E poi Reggio Calabria, dove si sono ritrovate associazioni quali il Coordinamento 25 Novembre, Snoq, comitato Arcigay “i due mari”, Jineca – percorsi femminili, Il Bak, Snap, Centro antiviolenza “Margherita”, Energia Pulita, Fipav, Meetup Movimento 5S Rc Città Metropolitana e Associazione culturale “Due Sicilie”. L’atmosfera tra le scale del teatro Cilea e Piazza Italia (GUARDA LE FOTO) è stata quella di una festa, non di una commemorazione, con la novità di uno stop di 15 minuti dal lavoro anche casalingo per dire basta alla violenza. 

Anche a Cosenza la riflessione segnata dal colore rosso ha aperto incontri ed iniziative. A Castrolibero è stato allestito un cartellone con tre eventi rigorosamente in rosa per sensibilizzare la popolazione a questo tema. Nell’aula magna del Polo scolastico è andato in scena un recital dal titolo “Donne mie” a cura della compagnia Lalineasottile. 

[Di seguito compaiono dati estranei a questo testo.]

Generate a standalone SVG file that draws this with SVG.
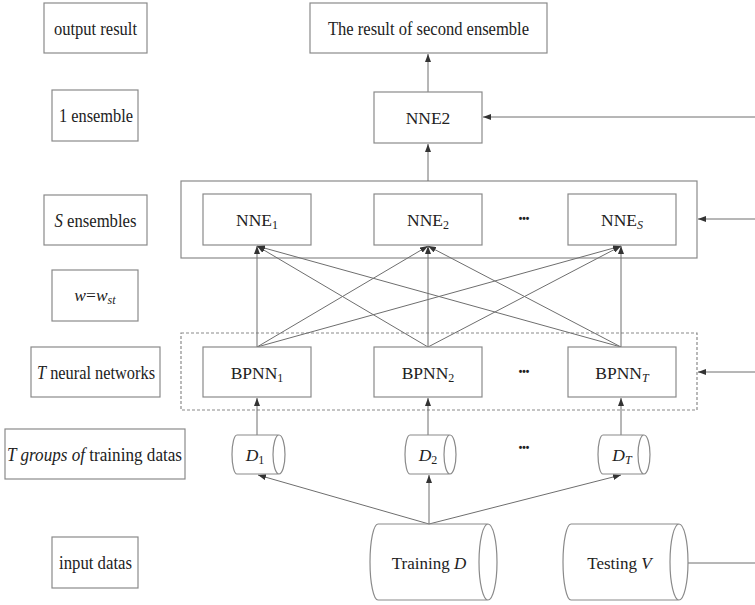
<svg xmlns="http://www.w3.org/2000/svg" width="755" height="605" viewBox="0 0 755 605">
<style>
.b{fill:#fff;stroke:#8a8a8a;stroke-width:1.2}
.d{fill:none;stroke:#8a8a8a;stroke-width:1.2;stroke-dasharray:3,2}
.c{fill:none;stroke:#6e6e6e;stroke-width:1}
.t{font-family:"Liberation Serif","Times New Roman",serif;font-size:19px;fill:#222;text-anchor:middle}
.n{font-size:17.5px}
.m{font-size:17px}
.i{font-style:italic}
.s{font-size:12px}
.dots{font-family:"Liberation Sans",Arial,sans-serif;font-size:10px;font-weight:bold;fill:#222;text-anchor:middle}
</style>
<defs>
<marker id="a" viewBox="0 0 8 6" refX="8" refY="3" markerWidth="8" markerHeight="6" markerUnits="userSpaceOnUse" orient="auto">
<path d="M0,0 L8,3 L0,6 z" fill="#333"/>
</marker>
</defs>
<rect class="b" x="181" y="181" width="516" height="77"/>
<rect class="d" x="181" y="333" width="516" height="77"/>
<g id="connectors">
<line class="c" x1="428" y1="92" x2="428" y2="54" marker-end="url(#a)"/>
<line class="c" x1="428" y1="181" x2="428" y2="144" marker-end="url(#a)"/>
<line class="c" x1="755" y1="117" x2="483" y2="117" marker-end="url(#a)"/>
<line class="c" x1="755" y1="219" x2="698" y2="219" marker-end="url(#a)"/>
<line class="c" x1="755" y1="372" x2="698" y2="372" marker-end="url(#a)"/>
<line class="c" x1="688" y1="563" x2="755" y2="563"/>
<line class="c" x1="257" y1="347" x2="257" y2="246" marker-end="url(#a)"/>
<line class="c" x1="257" y1="347" x2="428" y2="246" marker-end="url(#a)"/>
<line class="c" x1="257" y1="347" x2="621" y2="246" marker-end="url(#a)"/>
<line class="c" x1="428" y1="347" x2="257" y2="246" marker-end="url(#a)"/>
<line class="c" x1="428" y1="347" x2="428" y2="246" marker-end="url(#a)"/>
<line class="c" x1="428" y1="347" x2="621" y2="246" marker-end="url(#a)"/>
<line class="c" x1="621" y1="347" x2="257" y2="246" marker-end="url(#a)"/>
<line class="c" x1="621" y1="347" x2="428" y2="246" marker-end="url(#a)"/>
<line class="c" x1="621" y1="347" x2="621" y2="246" marker-end="url(#a)"/>
<line class="c" x1="257" y1="435" x2="257" y2="398" marker-end="url(#a)"/>
<line class="c" x1="428" y1="435" x2="428" y2="398" marker-end="url(#a)"/>
<line class="c" x1="621" y1="435" x2="621" y2="398" marker-end="url(#a)"/>
<line class="c" x1="429" y1="524" x2="258" y2="475" marker-end="url(#a)"/>
<line class="c" x1="429" y1="524" x2="429" y2="475" marker-end="url(#a)"/>
<line class="c" x1="429" y1="524" x2="621" y2="475" marker-end="url(#a)"/>
</g>
<g id="lbl-output"><rect class="b" x="44" y="3" width="103" height="50"/><text class="t" x="95.5" y="34.5" textLength="83" lengthAdjust="spacingAndGlyphs">output result</text></g>
<g id="lbl-1ens"><rect class="b" x="52" y="90" width="86" height="51"/><text class="t" x="96" y="122" textLength="74" lengthAdjust="spacingAndGlyphs">1 ensemble</text></g>
<g id="lbl-sens"><rect class="b" x="44" y="195" width="103" height="50"/><text class="t" x="95.5" y="226.5" textLength="82" lengthAdjust="spacingAndGlyphs"><tspan class="i">S</tspan> ensembles</text></g>
<g id="lbl-w"><rect class="b" x="52" y="270" width="86" height="51"/><text class="t n" x="95" y="301"><tspan class="i">w</tspan>=<tspan class="i">w</tspan><tspan class="i s" dy="3">st</tspan></text></g>
<g id="lbl-tnn"><rect class="b" x="31" y="347" width="129" height="50"/><text class="t" x="96" y="378.5" textLength="118" lengthAdjust="spacingAndGlyphs"><tspan class="i">T</tspan> neural networks</text></g>
<g id="lbl-tgroups"><rect class="b" x="5" y="429" width="180" height="50"/><text class="t" x="94.5" y="460.5" textLength="175" lengthAdjust="spacingAndGlyphs"><tspan class="i">T groups of</tspan> training datas</text></g>
<g id="lbl-input"><rect class="b" x="52" y="537" width="86" height="51"/><text class="t" x="95.5" y="569" textLength="73" lengthAdjust="spacingAndGlyphs">input datas</text></g>
<g id="result"><rect class="b" x="310" y="3" width="237" height="50"/><text class="t" x="428.5" y="34.5" textLength="201" lengthAdjust="spacingAndGlyphs">The result of second ensemble</text></g>
<g id="nne2top"><rect class="b" x="374" y="92" width="108" height="51"/><text class="t n" x="428" y="124">NNE2</text></g>
<g id="nne1"><rect class="b" x="203" y="194" width="108" height="51"/><text class="t n" x="257" y="226">NNE<tspan class="s" dy="3">1</tspan></text></g>
<g id="nne2"><rect class="b" x="374" y="194" width="108" height="51"/><text class="t n" x="428" y="226">NNE<tspan class="s" dy="3">2</tspan></text></g>
<g id="nnes"><rect class="b" x="568" y="194" width="108" height="51"/><text class="t n" x="622" y="226">NNE<tspan class="s i" dy="3">S</tspan></text></g>
<text class="dots" x="524" y="222">•••</text>
<g id="bpnn1"><rect class="b" x="203" y="347" width="108" height="50"/><text class="t n" x="257" y="378.5">BPNN<tspan class="s" dy="3">1</tspan></text></g>
<g id="bpnn2"><rect class="b" x="374" y="347" width="108" height="50"/><text class="t n" x="428" y="378.5">BPNN<tspan class="s" dy="3">2</tspan></text></g>
<g id="bpnnt"><rect class="b" x="568" y="347" width="108" height="50"/><text class="t n" x="622" y="378.5">BPNN<tspan class="s i" dy="3">T</tspan></text></g>
<text class="dots" x="524" y="375">•••</text>
<g id="d1"><path class="b" d="M237,435 L279,435 A6,19.5 0 0 1 279,474 A6,19.5 0 0 1 279,435 M279,474 L237,474 A5,19.5 0 0 1 237,435"/><text class="t n" x="255" y="461"><tspan class="i">D</tspan><tspan class="s" dy="3">1</tspan></text></g>
<g id="d2"><path class="b" d="M410,435 L450,435 A6,19.5 0 0 1 450,474 A6,19.5 0 0 1 450,435 M450,474 L410,474 A5,19.5 0 0 1 410,435"/><text class="t n" x="428" y="461"><tspan class="i">D</tspan><tspan class="s" dy="3">2</tspan></text></g>
<g id="dt"><path class="b" d="M603,435 L644,435 A6,19.5 0 0 1 644,474 A6,19.5 0 0 1 644,435 M644,474 L603,474 A5,19.5 0 0 1 603,435"/><text class="t n" x="622" y="461"><tspan class="i">D</tspan><tspan class="s i" dy="3">T</tspan></text></g>
<text class="dots" x="524" y="451">•••</text>
<g id="training"><path class="b" d="M378,524 L488,524 A9,38 0 0 1 488,600 A9,38 0 0 1 488,524 M488,600 L378,600 A8,38 0 0 1 378,524"/><text class="t m" x="429" y="569">Training <tspan class="i">D</tspan></text></g>
<g id="testing"><path class="b" d="M571,524 L679,524 A9,38 0 0 1 679,600 A9,38 0 0 1 679,524 M679,600 L571,600 A8,38 0 0 1 571,524"/><text class="t m" x="619.5" y="569">Testing <tspan class="i">V</tspan></text></g>
</svg>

Al rosso della giornata internazionale si è aggiunto anche il colore delle clementine, così come voluto da Confagricoltura Donna che ha proposto proprio il frutto calabrese come simbolo dell’anti violenza di genere. Un’idea segnata anche qui da un nome, quello di Fabiana Luzzi, la giovane studentessa di Corigliano Calabro, massacrata, in un agrumeto della cittadina ionica”. Le clementine anti violenza offerte dalle imprenditrici di Confagricoltura Donna Calabria sono in piazza, con le rispettive associazioni femminili di Confagricoltura, ad Asti, Bologna, Borghetto Santo Spirito (SV) e Cosenza ed il ricavato della vendita andrà a locali associazioni antiviolenza, raggruppate dal movimento Di.Re, donne in rete.